## GIVEN REQUEST:
Copy each line of the data below exactly, leaving out pictures.

## PROVIDED DATA:
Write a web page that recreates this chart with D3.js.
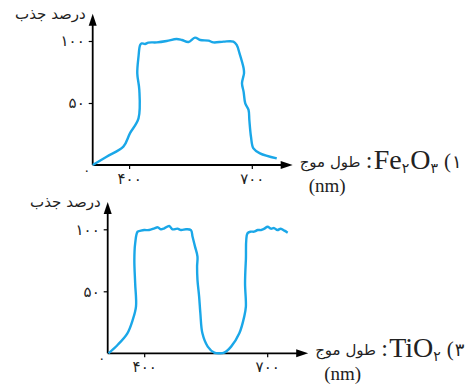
<!DOCTYPE html>
<html>
<head>
<meta charset="utf-8">
<script src="https://cdn.jsdelivr.net/npm/d3@7"></script>
<style>
  body { margin: 0; background: #fff; }
  svg { display: block; }
</style>
</head>
<body>
<div id="chart"></div>
<script>
// absorption spectra of Fe2O3 and TiO2
const fe2o3_nm = [311, 345, 386, 402, 423, 425, 420, 423, 427, 431, 439, 447, 468, 492, 516, 529, 545, 561, 574, 594, 606, 631, 655, 663, 670, 680, 681, 676, 680, 684, 692, 694, 698, 704, 720, 761]
const fe2o3_abs = [0, 6.7, 14.8, 25.5, 37.6, 60.5, 73.9, 87.4, 96.8, 98.1, 97.6, 98.7, 98.9, 100, 101.6, 100.8, 99.2, 102.7, 100.8, 100.3, 98.9, 99.5, 99.5, 96.8, 90, 78, 74, 65.9, 59, 49.7, 44.4, 36.3, 22.8, 13.4, 9.4, 5.4]

const tio2_nm = [313, 335, 359, 372, 380, 378, 376, 378, 384, 392, 400, 412, 425, 433, 441, 449, 461, 469, 481, 490, 502, 514, 518, 524, 530, 529, 530, 534, 537, 542, 555, 571, 583, 595, 612, 632, 644, 648, 646, 648, 652, 660, 668, 677, 685, 693, 701, 709, 717, 725, 733, 742, 750]
const tio2_abs = [0, 6.7, 16.1, 26.9, 37.6, 56.4, 75, 88.7, 98.1, 98.9, 99.4, 99.4, 100.8, 101.6, 100, 100.8, 102.7, 100, 100.5, 99.4, 100, 99.4, 94, 86, 78, 69.9, 59, 45.7, 32.3, 16.1, 5.4, 0.5, 0, 0.5, 5.4, 16.1, 29.6, 37.6, 56.4, 75.2, 96.8, 98.1, 98.1, 99.4, 99.4, 100.5, 102.1, 100.5, 101, 99.4, 100.5, 98.9, 97.3]

const yTicks = [50, 100]
const xTicks = [400, 700]
const yLabel = "درصد جذب"
const xLabel = "طول موج"
const unitLabel = "(nm)"

const faDigits = n => String(n).replace(/\d/g, d => "۰۱۲۳۴۵۶۷۸۹"[d])

const width = 474, height = 385
const svg = d3.select("#chart").append("svg")
  .attr("width", width)
  .attr("height", height)

const blue = "#1aa7e8"
const faFont = "DejaVu Sans"
const latinFont = "Liberation Serif"

function drawPanel(cfg) {
  const xScale = d3.scaleLinear()
    .domain([311, 800])
    .range([cfg.left, cfg.left + 489 * cfg.pxPerNm])
  const yScale = d3.scaleLinear()
    .domain([0, 122])
    .range([cfg.base, cfg.base - 122 * 1.24])

  const g = svg.append("g")

  // y axis
  const yAxis = g.append("g")
    .attr("transform", `translate(${cfg.left},0)`)
    .call(d3.axisLeft(yScale).tickValues(yTicks).tickSize(4).tickPadding(4).tickFormat(faDigits))
  yAxis.select(".domain").remove()
  yAxis.selectAll("line").attr("stroke", "#000").attr("stroke-width", 1.2)
  yAxis.selectAll("text").attr("font-family", faFont).attr("font-size", 15).attr("fill", "#222")

  // x axis
  const xAxis = g.append("g")
    .attr("transform", `translate(0,${cfg.base})`)
    .call(d3.axisBottom(xScale).tickValues(xTicks).tickSize(4).tickPadding(4).tickFormat(faDigits))
  xAxis.select(".domain").remove()
  xAxis.selectAll("line").attr("stroke", "#000").attr("stroke-width", 1.2)
  xAxis.selectAll("text").attr("font-family", faFont).attr("font-size", 15).attr("fill", "#222")

  // axis lines with arrowheads
  const x0 = xScale(311), y0 = yScale(0)
  const xEnd = xScale(800), yEnd = yScale(122)
  g.append("line")
    .attr("x1", x0).attr("y1", y0).attr("x2", xEnd - 6).attr("y2", y0)
    .attr("stroke", "#000").attr("stroke-width", 1.8)
  g.append("line")
    .attr("x1", x0).attr("y1", y0).attr("x2", x0).attr("y2", yEnd + 6)
    .attr("stroke", "#000").attr("stroke-width", 1.8)
  g.append("path")
    .attr("d", `M${xEnd},${y0} L${xEnd - 12},${y0 - 4} L${xEnd - 12},${y0 + 4} Z`)
    .attr("fill", "#000")
  g.append("path")
    .attr("d", `M${x0},${yEnd} L${x0 - 4},${yEnd + 12} L${x0 + 4},${yEnd + 12} Z`)
    .attr("fill", "#000")

  // origin label
  g.append("text")
    .attr("x", x0 - 6).attr("y", y0 + 6)
    .attr("text-anchor", "middle").attr("dominant-baseline", "middle")
    .attr("font-family", faFont).attr("font-size", 13).attr("fill", "#222")
    .text(faDigits(0))

  // curve
  const points = cfg.nm.map((d, i) => [d, cfg.abs[i]])
  g.append("path")
    .datum(points)
    .attr("fill", "none")
    .attr("stroke", blue)
    .attr("stroke-width", 2.4)
    .attr("stroke-linejoin", "round")
    .attr("d", d3.line()
      .x(d => xScale(d[0]))
      .y(d => yScale(d[1]))
      .curve(d3.curveCatmullRom))

  // y label
  g.append("text")
    .attr("x", x0 - 7).attr("y", yEnd + 5)
    .attr("text-anchor", "end")
    .attr("font-family", faFont).attr("font-size", 15).attr("fill", "#222")
    .text(yLabel)

  // x label + compound name
  const lx = xEnd + 7
  g.append("text")
    .attr("x", lx).attr("y", y0 + 2)
    .attr("font-family", faFont).attr("font-size", 15).attr("fill", "#222")
    .text(xLabel)
  g.append("text")
    .attr("x", lx + 9).attr("y", y0 + 27)
    .attr("font-family", latinFont).attr("font-size", 19).attr("fill", "#222")
    .text(unitLabel)

  let cx = lx + 66
  g.append("text")
    .attr("x", cx).attr("y", y0 + 3)
    .attr("font-family", latinFont).attr("font-size", 24).attr("fill", "#222")
    .text(":")
  cx += 8
  cfg.formula.forEach(part => {
    const t = g.append("text")
      .attr("x", cx)
      .attr("y", part.sub ? y0 + 8 : y0 + 4)
      .attr("font-family", part.sub ? faFont : latinFont)
      .attr("font-size", part.sub ? 14 : 28)
      .attr("fill", "#222")
      .text(part.t)
    cx += t.node().getComputedTextLength() + (part.sub ? 1 : 0)
  })
  cx += 5
  g.append("text")
    .attr("x", cx).attr("y", y0 + 3)
    .attr("font-family", latinFont).attr("font-size", 21).attr("fill", "#222")
    .text("(")
  g.append("text")
    .attr("x", cx + 8).attr("y", y0 + 3)
    .attr("font-family", faFont).attr("font-size", 18).attr("fill", "#222")
    .text(faDigits(cfg.num))
}

drawPanel({
  left: 92.7, base: 165, pxPerNm: 0.409,
  nm: fe2o3_nm, abs: fe2o3_abs,
  formula: [{t: "Fe"}, {t: faDigits(2), sub: true}, {t: "O"}, {t: faDigits(3), sub: true}],
  num: 1
})

drawPanel({
  left: 107.7, base: 353.3, pxPerNm: 0.41,
  nm: tio2_nm, abs: tio2_abs,
  formula: [{t: "TiO"}, {t: faDigits(2), sub: true}],
  num: 3
})
</script>
</body>
</html>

## COMPLETED TASK:
Write a web page that recreates this chart with D3.js.
<!DOCTYPE html>
<html>
<head>
<meta charset="utf-8">
<script src="https://cdn.jsdelivr.net/npm/d3@7"></script>
<style>
  body { margin: 0; background: #fff; }
  svg { display: block; }
</style>
</head>
<body>
<div id="chart"></div>
<script>
// absorption spectra of Fe2O3 and TiO2
const fe2o3_nm = [311, 345, 386, 402, 423, 425, 420, 423, 427, 431, 439, 447, 468, 492, 516, 529, 545, 561, 574, 594, 606, 631, 655, 663, 670, 680, 681, 676, 680, 684, 692, 694, 698, 704, 720, 761]
const fe2o3_abs = [0, 6.7, 14.8, 25.5, 37.6, 60.5, 73.9, 87.4, 96.8, 98.1, 97.6, 98.7, 98.9, 100, 101.6, 100.8, 99.2, 102.7, 100.8, 100.3, 98.9, 99.5, 99.5, 96.8, 90, 78, 74, 65.9, 59, 49.7, 44.4, 36.3, 22.8, 13.4, 9.4, 5.4]

const tio2_nm = [313, 335, 359, 372, 380, 378, 376, 378, 384, 392, 400, 412, 425, 433, 441, 449, 461, 469, 481, 490, 502, 514, 518, 524, 530, 529, 530, 534, 537, 542, 555, 571, 583, 595, 612, 632, 644, 648, 646, 648, 652, 660, 668, 677, 685, 693, 701, 709, 717, 725, 733, 742, 750]
const tio2_abs = [0, 6.7, 16.1, 26.9, 37.6, 56.4, 75, 88.7, 98.1, 98.9, 99.4, 99.4, 100.8, 101.6, 100, 100.8, 102.7, 100, 100.5, 99.4, 100, 99.4, 94, 86, 78, 69.9, 59, 45.7, 32.3, 16.1, 5.4, 0.5, 0, 0.5, 5.4, 16.1, 29.6, 37.6, 56.4, 75.2, 96.8, 98.1, 98.1, 99.4, 99.4, 100.5, 102.1, 100.5, 101, 99.4, 100.5, 98.9, 97.3]

const yTicks = [50, 100]
const xTicks = [400, 700]
const yLabel = "درصد جذب"
const xLabel = "طول موج"
const unitLabel = "(nm)"

const faDigits = n => String(n).replace(/\d/g, d => "۰۱۲۳۴۵۶۷۸۹"[d])

const width = 474, height = 385
const svg = d3.select("#chart").append("svg")
  .attr("width", width)
  .attr("height", height)

const blue = "#1aa7e8"
const faFont = "DejaVu Sans"
const latinFont = "Liberation Serif"

function drawPanel(cfg) {
  const xScale = d3.scaleLinear()
    .domain([311, 800])
    .range([cfg.left, cfg.left + 489 * cfg.pxPerNm])
  const yScale = d3.scaleLinear()
    .domain([0, 122])
    .range([cfg.base, cfg.base - 122 * 1.24])

  const g = svg.append("g")

  // y axis
  const yAxis = g.append("g")
    .attr("transform", `translate(${cfg.left},0)`)
    .call(d3.axisLeft(yScale).tickValues(yTicks).tickSize(4).tickPadding(4).tickFormat(faDigits))
  yAxis.select(".domain").remove()
  yAxis.selectAll("line").attr("stroke", "#000").attr("stroke-width", 1.2)
  yAxis.selectAll("text").attr("font-family", faFont).attr("font-size", 15).attr("fill", "#222")

  // x axis
  const xAxis = g.append("g")
    .attr("transform", `translate(0,${cfg.base})`)
    .call(d3.axisBottom(xScale).tickValues(xTicks).tickSize(4).tickPadding(4).tickFormat(faDigits))
  xAxis.select(".domain").remove()
  xAxis.selectAll("line").attr("stroke", "#000").attr("stroke-width", 1.2)
  xAxis.selectAll("text").attr("font-family", faFont).attr("font-size", 15).attr("fill", "#222")

  // axis lines with arrowheads
  const x0 = xScale(311), y0 = yScale(0)
  const xEnd = xScale(800), yEnd = yScale(122)
  g.append("line")
    .attr("x1", x0).attr("y1", y0).attr("x2", xEnd - 6).attr("y2", y0)
    .attr("stroke", "#000").attr("stroke-width", 1.8)
  g.append("line")
    .attr("x1", x0).attr("y1", y0).attr("x2", x0).attr("y2", yEnd + 6)
    .attr("stroke", "#000").attr("stroke-width", 1.8)
  g.append("path")
    .attr("d", `M${xEnd},${y0} L${xEnd - 12},${y0 - 4} L${xEnd - 12},${y0 + 4} Z`)
    .attr("fill", "#000")
  g.append("path")
    .attr("d", `M${x0},${yEnd} L${x0 - 4},${yEnd + 12} L${x0 + 4},${yEnd + 12} Z`)
    .attr("fill", "#000")

  // origin label
  g.append("text")
    .attr("x", x0 - 6).attr("y", y0 + 6)
    .attr("text-anchor", "middle").attr("dominant-baseline", "middle")
    .attr("font-family", faFont).attr("font-size", 13).attr("fill", "#222")
    .text(faDigits(0))

  // curve
  const points = cfg.nm.map((d, i) => [d, cfg.abs[i]])
  g.append("path")
    .datum(points)
    .attr("fill", "none")
    .attr("stroke", blue)
    .attr("stroke-width", 2.4)
    .attr("stroke-linejoin", "round")
    .attr("d", d3.line()
      .x(d => xScale(d[0]))
      .y(d => yScale(d[1]))
      .curve(d3.curveCatmullRom))

  // y label
  g.append("text")
    .attr("x", x0 - 7).attr("y", yEnd + 5)
    .attr("text-anchor", "end")
    .attr("font-family", faFont).attr("font-size", 15).attr("fill", "#222")
    .text(yLabel)

  // x label + compound name
  const lx = xEnd + 7
  g.append("text")
    .attr("x", lx).attr("y", y0 + 2)
    .attr("font-family", faFont).attr("font-size", 15).attr("fill", "#222")
    .text(xLabel)
  g.append("text")
    .attr("x", lx + 9).attr("y", y0 + 27)
    .attr("font-family", latinFont).attr("font-size", 19).attr("fill", "#222")
    .text(unitLabel)

  let cx = lx + 66
  g.append("text")
    .attr("x", cx).attr("y", y0 + 3)
    .attr("font-family", latinFont).attr("font-size", 24).attr("fill", "#222")
    .text(":")
  cx += 8
  cfg.formula.forEach(part => {
    const t = g.append("text")
      .attr("x", cx)
      .attr("y", part.sub ? y0 + 8 : y0 + 4)
      .attr("font-family", part.sub ? faFont : latinFont)
      .attr("font-size", part.sub ? 14 : 28)
      .attr("fill", "#222")
      .text(part.t)
    cx += t.node().getComputedTextLength() + (part.sub ? 1 : 0)
  })
  cx += 5
  g.append("text")
    .attr("x", cx).attr("y", y0 + 3)
    .attr("font-family", latinFont).attr("font-size", 21).attr("fill", "#222")
    .text("(")
  g.append("text")
    .attr("x", cx + 8).attr("y", y0 + 3)
    .attr("font-family", faFont).attr("font-size", 18).attr("fill", "#222")
    .text(faDigits(cfg.num))
}

drawPanel({
  left: 92.7, base: 165, pxPerNm: 0.409,
  nm: fe2o3_nm, abs: fe2o3_abs,
  formula: [{t: "Fe"}, {t: faDigits(2), sub: true}, {t: "O"}, {t: faDigits(3), sub: true}],
  num: 1
})

drawPanel({
  left: 107.7, base: 353.3, pxPerNm: 0.41,
  nm: tio2_nm, abs: tio2_abs,
  formula: [{t: "TiO"}, {t: faDigits(2), sub: true}],
  num: 3
})
</script>
</body>
</html>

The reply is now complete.